Gather all lines in the data that hold the string "with".

● **Recorded data**:
========
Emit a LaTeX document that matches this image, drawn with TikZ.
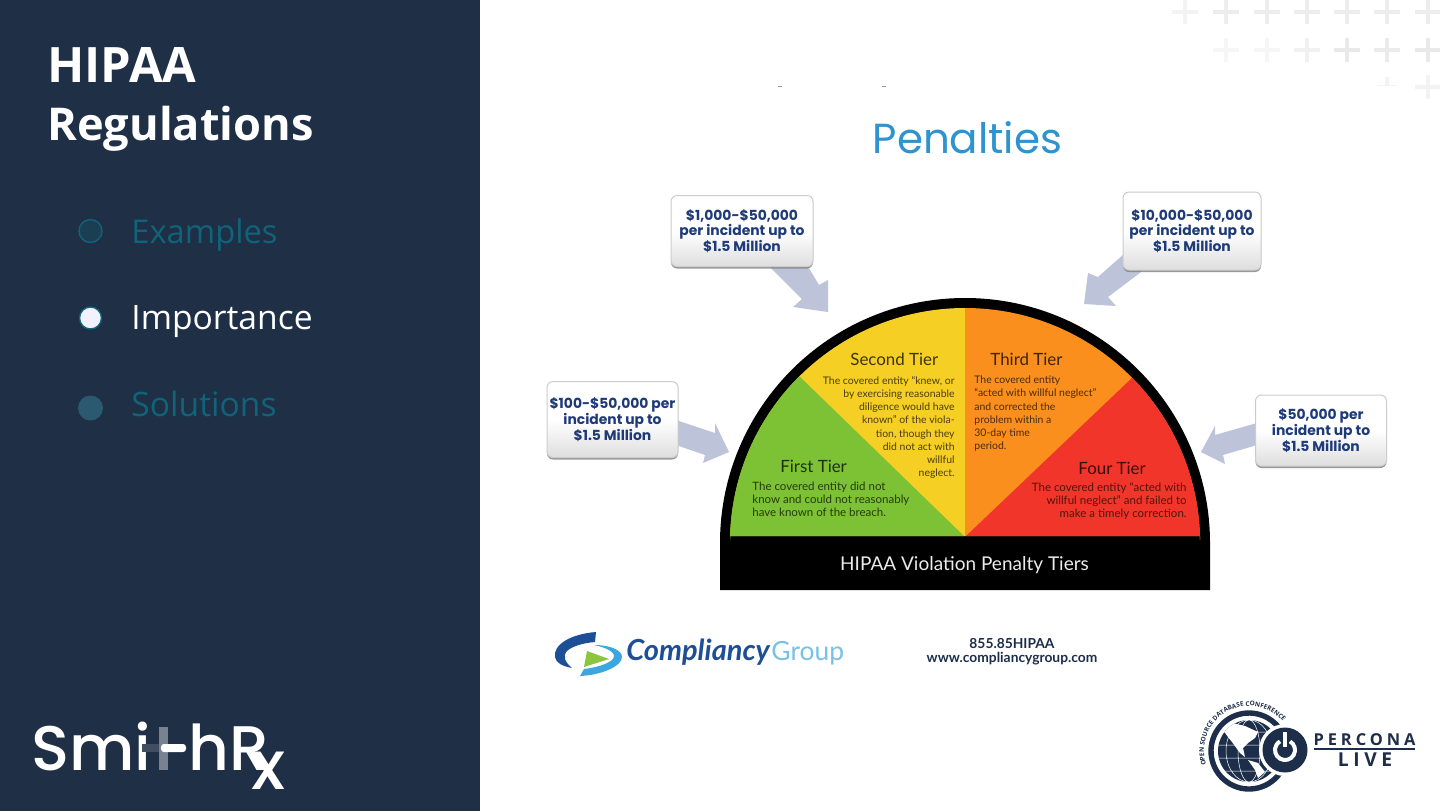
\documentclass[tikz,border=0pt]{standalone}
\usepackage{fontspec}
\setmainfont{Open Sans}
\newfontfamily\latof{Lato}
\newfontfamily\popf{Poppins}
\newfontfamily\popm{Poppins Medium}
\newfontfamily\opensf{Open Sans}
\usetikzlibrary{decorations.text,shadows}
\definecolor{side}{HTML}{1F2F46}
\definecolor{tealc}{HTML}{0F6478}
\definecolor{navy}{HTML}{1E3A78}
\definecolor{arrowc}{HTML}{BDC3D9}
\definecolor{perc}{HTML}{1C2E4A}
\definecolor{penc}{HTML}{2E93CF}
\definecolor{tgreen}{HTML}{7DC234}
\definecolor{tyellow}{HTML}{F6CF25}
\definecolor{torange}{HTML}{FA8F1E}
\definecolor{tred}{HTML}{F1352A}
\definecolor{cdark}{HTML}{1D4F96}
\definecolor{clight}{HTML}{3BA7DE}
\definecolor{cgreen}{HTML}{8CC63F}
\definecolor{solb}{HTML}{2B5A70}
\newcommand{\fs}[2]{\fontsize{#1}{#2}\selectfont}
\tikzset{
 x=0.5pt,y=-0.5pt,
 callout/.style={rounded corners=3pt,draw=black!20,line width=0.5pt,top color=white,bottom color=black!13,middle color=white,
   drop shadow={shadow xshift=0pt,shadow yshift=-1pt,fill=black!50,opacity=0.8},
   text=navy,align=center,inner sep=0pt,font=\popf\bfseries\fs{6.95}{7.9}},
 bigarrow/.style={fill=arrowc,draw=none},
 tierhead/.style={font=\latof\fs{8.45}{9},inner sep=0pt,anchor=base west},
 tierbody/.style={font=\latof\fs{5.75}{6.6},inner sep=0pt},
 tiernarrow/.style={font=\latof\fs{5.22}{6.6},inner sep=0pt},
 menu/.style={inner sep=0pt,anchor=base west},
 plusmark/.style={line width=2.2pt},
 lbl/.style={inner sep=0pt},
}
\newcommand{\plusat}[3]{\draw[plusmark,color=#3] (#1-13,#2)--(#1+13,#2) (#1,#2-12)--(#1,#2+12);}
\begin{document}
\begin{tikzpicture}
\useasboundingbox (0,0) rectangle (1440,811);
\fill[white] (0,0) rectangle (1440,811);
\fill[side] (0,0) rectangle (480,811);
% plus marks
\foreach \xx/\cc in {1185/F3F3F3,1226/EDEDED,1267/EDEDED,1307/EDEDED,1347/EDEDED,1387/EDEDED,1428/EDEDED}{\definecolor{pc}{HTML}{\cc}\plusat{\xx}{12}{pc}}
\foreach \xx/\cc in {1226/F6F6F6,1267/F6F6F6,1307/F1F1F1,1347/E9E9E9,1387/EBEBEB,1428/E9E9E9}{\definecolor{pc}{HTML}{\cc}\plusat{\xx}{50}{pc}}
\definecolor{pc}{HTML}{F3F3F3}\plusat{1428}{87}{pc}
\draw[line width=0.4pt,color=pc] (1377,85)--(1397,85);
\draw[line width=2pt,color=pc] (1387,77)--(1387,85);
% sidebar
\node[lbl,anchor=base west,text=white,font=\opensf\bfseries\fs{24.4}{29}] (t1) at (47,82) {HIPAA};
\node[lbl,anchor=base west,text=white,font=\opensf\bfseries\fs{22.6}{29}] (t2) at (47,140) {Regulations};
\node[circle,minimum size=11.5pt,inner sep=0pt,fill=tealc!30!side,draw=tealc,line width=0.7pt] (b1) at (90.5,231) {};
\node[circle,minimum size=11pt,inner sep=0pt,fill=white!95!blue,draw=tealc,line width=0.7pt] (b2) at (90.5,318) {};
\node[circle,minimum size=12.5pt,inner sep=0pt,fill=solb] (b3) at (90.5,408) {};
\node[menu,text=tealc,font=\opensf\fs{16.35}{20}] (m1) at (131,243) {Examples};
\node[menu,text=white,font=\opensf\fs{16.8}{20}] (m2) at (131,329) {Importance};
\node[menu,text=tealc,font=\opensf\fs{16.8}{20}] (m3) at (131,416) {Solutions};
% smithrx
\node[lbl,anchor=base west,text=white,font=\popm\fs{31.5}{31}] (s1) at (31,770) {Smi};
\fill[white!15!side] (142,744) rectangle (159,752);
\fill[white!40!side] (158.5,727) rectangle (168,770);
\fill[white,rounded corners=1.5pt] (161,744) rectangle (186,752);
\node[lbl,anchor=base west,text=white,font=\popm\fs{31.5}{31}] (s2) at (188,770) {hR};
\node[lbl,anchor=base west,text=white,font=\popm\fs{34}{34}] (s3) at (251,789) {x};
% top specks
\fill[black!40] (778,86) rectangle (782,87);
\fill[black!40] (882,86) rectangle (886,87);
\node[lbl,anchor=base,text=penc,font=\popf\fs{21}{22}] (pen) at (967.5,153) {Penalties};
% semicircle
\fill[black] (720,590) -- (720,543) arc[start angle=180,end angle=360,radius=245] -- (1210,590) -- cycle;
\begin{scope}
\clip (730,536) -- (730,543) arc[start angle=180,end angle=360,radius=235] -- (1200,536) -- cycle;
\fill[tyellow] (700,290) rectangle (965,540);
\fill[torange] (965,290) rectangle (1230,540);
\fill[tgreen] (965,537) -- (796,373) -- (700,373) -- (700,540) -- (965,540) -- cycle;
\fill[tred] (965,537) -- (1134,376) -- (1230,376) -- (1230,540) -- (965,540) -- cycle;
\end{scope}
% tier text
\node[tierhead,text=black!75!tyellow] (h2) at (850,365) {Second Tier};
\node[tierhead,text=black!75!torange] (h3) at (990,365) {Third Tier};
\node[tierhead,text=black!75!tgreen] (h1) at (780,472) {First Tier};
\node[tierhead,text=black!75!tred] (h4) at (1078,474) {Four Tier};
\node[tiernarrow,anchor=north east,align=right,text=black!70!tyellow] (b2t) at (955,376) {The covered entity “knew, or\\by exercising reasonable\\diligence would have\\known” of the viola-\\tion, though they\\did not act with\\willful\\neglect.};
\node[tiernarrow,anchor=north west,align=left,text=black!70!torange] (b3t) at (974,375.5) {The covered entity\\“acted with willful neglect”\\and corrected the\\problem within a\\30-day time\\period.};
\node[tierbody,anchor=north west,align=left,text=black!70!tgreen] (b1t) at (752,481.5) {The covered entity did not\\know and could not reasonably\\have known of the breach.};
\node[tierbody,anchor=north east,align=right,text=black!65!tred] (b4t) at (1187,482) {The covered entity “acted with\\willful neglect” and failed to\\make a timely correction.};
\node[lbl,text=white!92!black,font=\latof\fs{9.5}{10}] (bar) at (964.5,565) {HIPAA Violation Penalty Tiers};
% arrows
\fill[bigarrow] (768,265)--(807,265)--(819,285)--(828,280)--(828,312)--(793,307)--(802,299)--cycle;
\fill[bigarrow] (676,420)--(715,433)--(715,423)--(729,452)--(703,463)--(705,455)--(676,445)--cycle;
\fill[bigarrow] (1125,253)--(1098,277)--(1088,273)--(1084,304)--(1116,306)--(1108,297)--(1145,269)--cycle;
\fill[bigarrow] (1257,423)--(1215,435)--(1215,426)--(1201,452)--(1225,464)--(1223,455)--(1257,445)--cycle;
% callouts
\node[callout,minimum width=71pt,minimum height=35.5pt] (c1) at (742,231) {\$1,000-\$50,000\\per incident up to\\\$1.5 Million};
\node[callout,minimum width=65.5pt,minimum height=38pt] (c2) at (612.5,419.5) {\$100-\$50,000 per\\incident up to\\\$1.5 Million};
\node[callout,minimum width=69pt,minimum height=39pt] (c3) at (1192,231) {\$10,000-\$50,000\\per incident up to\\\$1.5 Million};
\node[callout,minimum width=65.5pt,minimum height=35.5pt] (c4) at (1321,430.5) {\$50,000 per\\incident up to\\\$1.5 Million};
% compliancy logo
\fill[cdark] (596,632) .. controls (570,634) and (553,645) .. (555,657) .. controls (556,663) and (562,666) .. (572,668) .. controls (565,662) and (563,657) .. (566,652) .. controls (570,647) and (582,643) .. (595,642) -- cycle;
\fill[clight] (594,645) .. controls (610,645) and (622,650) .. (622,657) .. controls (622,666) and (602,675) .. (580,676) -- (584,669) .. controls (600,667) and (614,662) .. (614,656) .. controls (614,651) and (604,647) .. (594,645) -- cycle;
\fill[cgreen] (587,651)--(609,659)--(584,667)--cycle;
\node[lbl,anchor=base west,text=cdark,font=\latof\bfseries\itshape\fs{14.5}{15}] (cg1) at (626,660) {Compliancy};
\node[lbl,anchor=base west,text=clight!70!white,font=\latof\fs{13.2}{14}] (cg2) at (771,660) {Group};
\node[lbl,align=center,text=perc,font=\latof\bfseries\fs{6.9}{7}] (ph) at (1012,652) {855.85HIPAA\\www.compliancygroup.com};
% percona logo
\fill[perc] (1249,751) circle[radius=31];
\begin{scope}
\clip (1249,751) circle[radius=31];
\draw[white,line width=0.25pt] (1249,751) ellipse[x radius=11,y radius=31] (1249,751) ellipse[x radius=23,y radius=31]
 (1215,732)--(1285,732) (1215,745)--(1285,745) (1215,758)--(1285,758) (1215,771)--(1285,771);
\fill[white] (1223,730) -- (1233,723) -- (1245,726) -- (1258,732) -- (1255,738) -- (1248,743) -- (1243,748) -- (1245,757) -- (1240,753) -- (1232,742) -- (1228,737) -- cycle;
\fill[white] (1248,760) -- (1258,763) -- (1265,772) -- (1258,778) -- (1255,770) -- cycle;
\end{scope}
\draw[perc,line width=2.7pt] (1249,751) ++(30:38) arc[start angle=30,end angle=330,radius=38];
\path[postaction={decorate,decoration={text along path,text align=left,
  text={|\opensf\bfseries\fs{3.2}{4}\color{perc}|OPEN SOURCE DATABASE CONFERENCE}}}] (1249,751) ++(162:45) arc[start angle=162,end angle=335,radius=45];
\fill[white] (1285,750) circle[radius=26];
\fill[perc] (1285,750) circle[radius=22.5];
\draw[white,line width=2pt] (1285,750) ++(-60:10) arc[start angle=-60,end angle=240,radius=10];
\draw[perc,line width=3.5pt] (1285,730) -- (1285,746);
\draw[white,line width=1.9pt] (1285,732) -- (1285,747);
\node[lbl,anchor=base,text=perc,font=\opensf\bfseries\fs{8.2}{9}] (pc1) at (1364.5,745) {\addfontfeature{LetterSpace=24}PERCONA};
\draw[perc,line width=0.6pt] (1314,749) -- (1415,749);
\node[lbl,anchor=base,text=perc,font=\opensf\bfseries\fs{9.6}{10}] (pc2) at (1365,766) {\addfontfeature{LetterSpace=24}LIVE};
\end{tikzpicture}
\end{document}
========
● **Solution to the problem**:
Emit a LaTeX document that matches this image, drawn with TikZ.
\node[tiernarrow,anchor=north east,align=right,text=black!70!tyellow] (b2t) at (955,376) {The covered entity “knew, or\\by exercising reasonable\\diligence would have\\known” of the viola-\\tion, though they\\did not act with\\willful\\neglect.};
\node[tiernarrow,anchor=north west,align=left,text=black!70!torange] (b3t) at (974,375.5) {The covered entity\\“acted with willful neglect”\\and corrected the\\problem within a\\30-day time\\period.};
\node[tierbody,anchor=north east,align=right,text=black!65!tred] (b4t) at (1187,482) {The covered entity “acted with\\willful neglect” and failed to\\make a timely correction.};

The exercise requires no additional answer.